SOURCE: "A Novelist of Detachment," in The Times Literary Supplement, July 5, 1947, p. 333.

Agostino was one of the works of Signor Moravia's enforced and uncomfortable seclusion [after the author fell into disgrace with the Fascist authorities]. Published in 1944, it gained the prize for the best Italian novel of the year in 1945. It is a brilliant and delicate—though some of its details are supremely indelicate—study of a crisis of adolescence undergone by a boy of thirteen, the only son of a beautiful widow. It may strike some readers as a supreme instance of artistic detachment that an author, while in hiding from a tyranny that was bringing Europe to ruins, should be so absorbed with but one aspect of its decadence—and should approach his subject with such complete objectivity. The scene is an Italian bathing beach at the height of summer, the characters are Italian, like the air that surrounds them, and the age-old influences, atavistic and physical, that have formed them. Agostino's mother has no scruples about attracting a young lover; that just happens, and her actions seem to be regarded as perfectly natural.
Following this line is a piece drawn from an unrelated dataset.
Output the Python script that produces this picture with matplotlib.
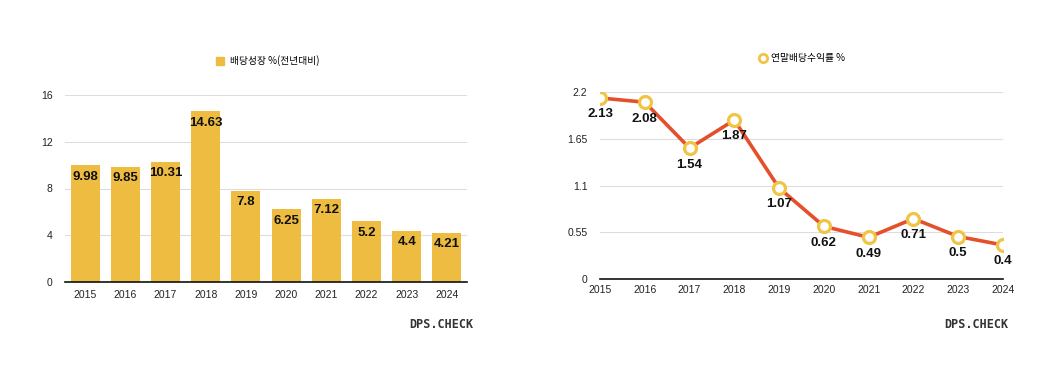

The young and ruffianly boys, with whom in his worried apprehension that his mother is just a woman, Agostino humiliatingly forgathers, are not presented in order to raise questions of juvenile delinquency, character-training and so forth. Cricket has not been played, and never will be, on that field. But if morals and cricket can be left at home, and only then, will the English reader succeed in appreciating Signor Moravia's object. This is to depict Agostino's mental torture when driven from the paradise of childhood, his humiliating initiation into sensual realities by his low playmates, and his ineffectual attempt to rid himself of an overwhelming obsession. The boy's failure lies in his inability either to recapture his reverence for the affectionate mother, who is entirely unaware of his mental agony, or to exorcise that memory of a being whose affection, with its acts of familiar and unthinking immodesty, now wears an ugly look.

Signor Moravia's success lies in his forcible rendering of character, scene and mental state. True, it is not a pleasant subject to reflect on, and the unpleasantnesses take place, although without lubricity, in the brightest illumination; nevertheless, it is a work devoid of meanness or vulgarity.